### EXERCISE REQUIREMENTS
Present the following data again exactly as it is shown.

### INFORMATION SHOWN

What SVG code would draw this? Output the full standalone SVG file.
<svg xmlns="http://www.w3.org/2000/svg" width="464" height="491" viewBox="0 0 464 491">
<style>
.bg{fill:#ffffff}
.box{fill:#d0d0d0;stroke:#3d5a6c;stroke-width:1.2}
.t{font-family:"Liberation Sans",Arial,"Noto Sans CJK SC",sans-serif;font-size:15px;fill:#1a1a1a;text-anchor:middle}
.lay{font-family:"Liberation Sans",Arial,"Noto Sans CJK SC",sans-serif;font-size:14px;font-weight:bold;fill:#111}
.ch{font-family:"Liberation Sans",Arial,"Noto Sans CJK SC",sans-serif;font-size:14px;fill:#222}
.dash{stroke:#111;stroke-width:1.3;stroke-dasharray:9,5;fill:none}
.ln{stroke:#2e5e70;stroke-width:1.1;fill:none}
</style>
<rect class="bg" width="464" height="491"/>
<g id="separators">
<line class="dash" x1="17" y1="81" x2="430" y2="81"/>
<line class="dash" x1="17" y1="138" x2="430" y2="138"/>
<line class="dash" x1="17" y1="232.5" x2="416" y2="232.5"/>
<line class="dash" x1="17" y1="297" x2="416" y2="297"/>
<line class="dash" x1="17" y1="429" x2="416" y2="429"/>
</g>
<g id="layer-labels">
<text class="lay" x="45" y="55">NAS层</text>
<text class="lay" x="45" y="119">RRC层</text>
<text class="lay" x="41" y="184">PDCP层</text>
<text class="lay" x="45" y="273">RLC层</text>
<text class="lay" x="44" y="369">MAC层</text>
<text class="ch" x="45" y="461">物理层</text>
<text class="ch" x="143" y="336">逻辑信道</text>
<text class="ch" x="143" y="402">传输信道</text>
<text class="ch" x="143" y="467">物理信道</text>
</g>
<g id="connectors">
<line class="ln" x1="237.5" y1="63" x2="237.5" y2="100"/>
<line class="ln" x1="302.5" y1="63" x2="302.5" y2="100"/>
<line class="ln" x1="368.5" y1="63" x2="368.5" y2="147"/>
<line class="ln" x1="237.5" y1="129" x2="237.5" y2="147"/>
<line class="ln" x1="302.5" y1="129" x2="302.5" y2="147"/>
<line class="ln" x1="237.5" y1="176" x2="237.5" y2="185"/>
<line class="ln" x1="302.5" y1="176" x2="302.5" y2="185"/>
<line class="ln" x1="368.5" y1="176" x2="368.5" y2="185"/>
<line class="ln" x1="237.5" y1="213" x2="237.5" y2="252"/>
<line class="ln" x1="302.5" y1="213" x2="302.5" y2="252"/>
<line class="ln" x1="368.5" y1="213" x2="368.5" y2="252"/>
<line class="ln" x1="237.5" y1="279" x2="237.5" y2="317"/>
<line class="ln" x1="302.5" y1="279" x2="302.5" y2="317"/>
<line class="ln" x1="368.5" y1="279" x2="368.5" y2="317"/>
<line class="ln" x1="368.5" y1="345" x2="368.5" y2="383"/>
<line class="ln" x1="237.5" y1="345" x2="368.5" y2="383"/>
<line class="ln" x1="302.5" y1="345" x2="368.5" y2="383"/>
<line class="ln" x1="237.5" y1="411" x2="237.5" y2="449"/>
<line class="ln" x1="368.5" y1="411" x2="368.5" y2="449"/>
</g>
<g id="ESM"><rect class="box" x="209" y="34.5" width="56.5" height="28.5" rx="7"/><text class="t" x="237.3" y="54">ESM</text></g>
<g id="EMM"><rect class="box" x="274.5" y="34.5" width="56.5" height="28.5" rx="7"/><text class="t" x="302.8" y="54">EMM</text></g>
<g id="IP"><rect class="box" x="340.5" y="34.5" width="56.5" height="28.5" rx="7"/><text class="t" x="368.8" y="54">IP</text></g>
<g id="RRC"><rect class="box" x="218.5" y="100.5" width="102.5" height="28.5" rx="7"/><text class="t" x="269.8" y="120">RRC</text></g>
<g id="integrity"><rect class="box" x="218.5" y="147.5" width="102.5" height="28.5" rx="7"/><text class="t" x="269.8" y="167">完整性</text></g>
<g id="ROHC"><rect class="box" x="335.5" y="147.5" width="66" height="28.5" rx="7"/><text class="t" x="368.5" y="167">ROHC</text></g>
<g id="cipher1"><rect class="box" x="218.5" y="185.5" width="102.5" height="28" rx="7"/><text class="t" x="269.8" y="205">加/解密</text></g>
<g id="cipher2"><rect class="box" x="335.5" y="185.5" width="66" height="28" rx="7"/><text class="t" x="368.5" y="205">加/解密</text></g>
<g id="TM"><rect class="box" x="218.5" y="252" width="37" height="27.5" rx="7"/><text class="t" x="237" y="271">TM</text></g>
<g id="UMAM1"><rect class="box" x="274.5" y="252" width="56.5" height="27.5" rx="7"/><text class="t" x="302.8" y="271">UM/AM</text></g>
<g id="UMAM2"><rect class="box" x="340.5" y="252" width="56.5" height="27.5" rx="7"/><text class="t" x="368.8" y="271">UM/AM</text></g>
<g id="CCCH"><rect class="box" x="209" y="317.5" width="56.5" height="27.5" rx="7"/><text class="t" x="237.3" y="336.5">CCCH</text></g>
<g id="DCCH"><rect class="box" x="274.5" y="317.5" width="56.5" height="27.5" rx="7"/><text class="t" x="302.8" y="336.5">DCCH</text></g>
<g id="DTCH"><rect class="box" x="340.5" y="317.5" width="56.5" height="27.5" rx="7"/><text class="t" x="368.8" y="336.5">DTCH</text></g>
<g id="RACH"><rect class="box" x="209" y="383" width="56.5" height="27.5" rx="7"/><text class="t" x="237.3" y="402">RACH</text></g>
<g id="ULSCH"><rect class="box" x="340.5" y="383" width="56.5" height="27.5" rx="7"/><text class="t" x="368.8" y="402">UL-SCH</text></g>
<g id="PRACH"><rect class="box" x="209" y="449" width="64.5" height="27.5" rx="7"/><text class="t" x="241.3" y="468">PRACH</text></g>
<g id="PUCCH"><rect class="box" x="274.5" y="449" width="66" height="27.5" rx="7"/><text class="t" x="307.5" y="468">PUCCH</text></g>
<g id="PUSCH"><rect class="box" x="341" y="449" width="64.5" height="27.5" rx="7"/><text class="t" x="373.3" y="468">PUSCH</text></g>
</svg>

### EXERCISE RESPONSE
What SVG code would draw this? Output the full standalone SVG file.
<svg xmlns="http://www.w3.org/2000/svg" width="464" height="491" viewBox="0 0 464 491">
<style>
.bg{fill:#ffffff}
.box{fill:#d0d0d0;stroke:#3d5a6c;stroke-width:1.2}
.t{font-family:"Liberation Sans",Arial,"Noto Sans CJK SC",sans-serif;font-size:15px;fill:#1a1a1a;text-anchor:middle}
.lay{font-family:"Liberation Sans",Arial,"Noto Sans CJK SC",sans-serif;font-size:14px;font-weight:bold;fill:#111}
.ch{font-family:"Liberation Sans",Arial,"Noto Sans CJK SC",sans-serif;font-size:14px;fill:#222}
.dash{stroke:#111;stroke-width:1.3;stroke-dasharray:9,5;fill:none}
.ln{stroke:#2e5e70;stroke-width:1.1;fill:none}
</style>
<rect class="bg" width="464" height="491"/>
<g id="separators">
<line class="dash" x1="17" y1="81" x2="430" y2="81"/>
<line class="dash" x1="17" y1="138" x2="430" y2="138"/>
<line class="dash" x1="17" y1="232.5" x2="416" y2="232.5"/>
<line class="dash" x1="17" y1="297" x2="416" y2="297"/>
<line class="dash" x1="17" y1="429" x2="416" y2="429"/>
</g>
<g id="layer-labels">
<text class="lay" x="45" y="55">NAS层</text>
<text class="lay" x="45" y="119">RRC层</text>
<text class="lay" x="41" y="184">PDCP层</text>
<text class="lay" x="45" y="273">RLC层</text>
<text class="lay" x="44" y="369">MAC层</text>
<text class="ch" x="45" y="461">物理层</text>
<text class="ch" x="143" y="336">逻辑信道</text>
<text class="ch" x="143" y="402">传输信道</text>
<text class="ch" x="143" y="467">物理信道</text>
</g>
<g id="connectors">
<line class="ln" x1="237.5" y1="63" x2="237.5" y2="100"/>
<line class="ln" x1="302.5" y1="63" x2="302.5" y2="100"/>
<line class="ln" x1="368.5" y1="63" x2="368.5" y2="147"/>
<line class="ln" x1="237.5" y1="129" x2="237.5" y2="147"/>
<line class="ln" x1="302.5" y1="129" x2="302.5" y2="147"/>
<line class="ln" x1="237.5" y1="176" x2="237.5" y2="185"/>
<line class="ln" x1="302.5" y1="176" x2="302.5" y2="185"/>
<line class="ln" x1="368.5" y1="176" x2="368.5" y2="185"/>
<line class="ln" x1="237.5" y1="213" x2="237.5" y2="252"/>
<line class="ln" x1="302.5" y1="213" x2="302.5" y2="252"/>
<line class="ln" x1="368.5" y1="213" x2="368.5" y2="252"/>
<line class="ln" x1="237.5" y1="279" x2="237.5" y2="317"/>
<line class="ln" x1="302.5" y1="279" x2="302.5" y2="317"/>
<line class="ln" x1="368.5" y1="279" x2="368.5" y2="317"/>
<line class="ln" x1="368.5" y1="345" x2="368.5" y2="383"/>
<line class="ln" x1="237.5" y1="345" x2="368.5" y2="383"/>
<line class="ln" x1="302.5" y1="345" x2="368.5" y2="383"/>
<line class="ln" x1="237.5" y1="411" x2="237.5" y2="449"/>
<line class="ln" x1="368.5" y1="411" x2="368.5" y2="449"/>
</g>
<g id="ESM"><rect class="box" x="209" y="34.5" width="56.5" height="28.5" rx="7"/><text class="t" x="237.3" y="54">ESM</text></g>
<g id="EMM"><rect class="box" x="274.5" y="34.5" width="56.5" height="28.5" rx="7"/><text class="t" x="302.8" y="54">EMM</text></g>
<g id="IP"><rect class="box" x="340.5" y="34.5" width="56.5" height="28.5" rx="7"/><text class="t" x="368.8" y="54">IP</text></g>
<g id="RRC"><rect class="box" x="218.5" y="100.5" width="102.5" height="28.5" rx="7"/><text class="t" x="269.8" y="120">RRC</text></g>
<g id="integrity"><rect class="box" x="218.5" y="147.5" width="102.5" height="28.5" rx="7"/><text class="t" x="269.8" y="167">完整性</text></g>
<g id="ROHC"><rect class="box" x="335.5" y="147.5" width="66" height="28.5" rx="7"/><text class="t" x="368.5" y="167">ROHC</text></g>
<g id="cipher1"><rect class="box" x="218.5" y="185.5" width="102.5" height="28" rx="7"/><text class="t" x="269.8" y="205">加/解密</text></g>
<g id="cipher2"><rect class="box" x="335.5" y="185.5" width="66" height="28" rx="7"/><text class="t" x="368.5" y="205">加/解密</text></g>
<g id="TM"><rect class="box" x="218.5" y="252" width="37" height="27.5" rx="7"/><text class="t" x="237" y="271">TM</text></g>
<g id="UMAM1"><rect class="box" x="274.5" y="252" width="56.5" height="27.5" rx="7"/><text class="t" x="302.8" y="271">UM/AM</text></g>
<g id="UMAM2"><rect class="box" x="340.5" y="252" width="56.5" height="27.5" rx="7"/><text class="t" x="368.8" y="271">UM/AM</text></g>
<g id="CCCH"><rect class="box" x="209" y="317.5" width="56.5" height="27.5" rx="7"/><text class="t" x="237.3" y="336.5">CCCH</text></g>
<g id="DCCH"><rect class="box" x="274.5" y="317.5" width="56.5" height="27.5" rx="7"/><text class="t" x="302.8" y="336.5">DCCH</text></g>
<g id="DTCH"><rect class="box" x="340.5" y="317.5" width="56.5" height="27.5" rx="7"/><text class="t" x="368.8" y="336.5">DTCH</text></g>
<g id="RACH"><rect class="box" x="209" y="383" width="56.5" height="27.5" rx="7"/><text class="t" x="237.3" y="402">RACH</text></g>
<g id="ULSCH"><rect class="box" x="340.5" y="383" width="56.5" height="27.5" rx="7"/><text class="t" x="368.8" y="402">UL-SCH</text></g>
<g id="PRACH"><rect class="box" x="209" y="449" width="64.5" height="27.5" rx="7"/><text class="t" x="241.3" y="468">PRACH</text></g>
<g id="PUCCH"><rect class="box" x="274.5" y="449" width="66" height="27.5" rx="7"/><text class="t" x="307.5" y="468">PUCCH</text></g>
<g id="PUSCH"><rect class="box" x="341" y="449" width="64.5" height="27.5" rx="7"/><text class="t" x="373.3" y="468">PUSCH</text></g>
</svg>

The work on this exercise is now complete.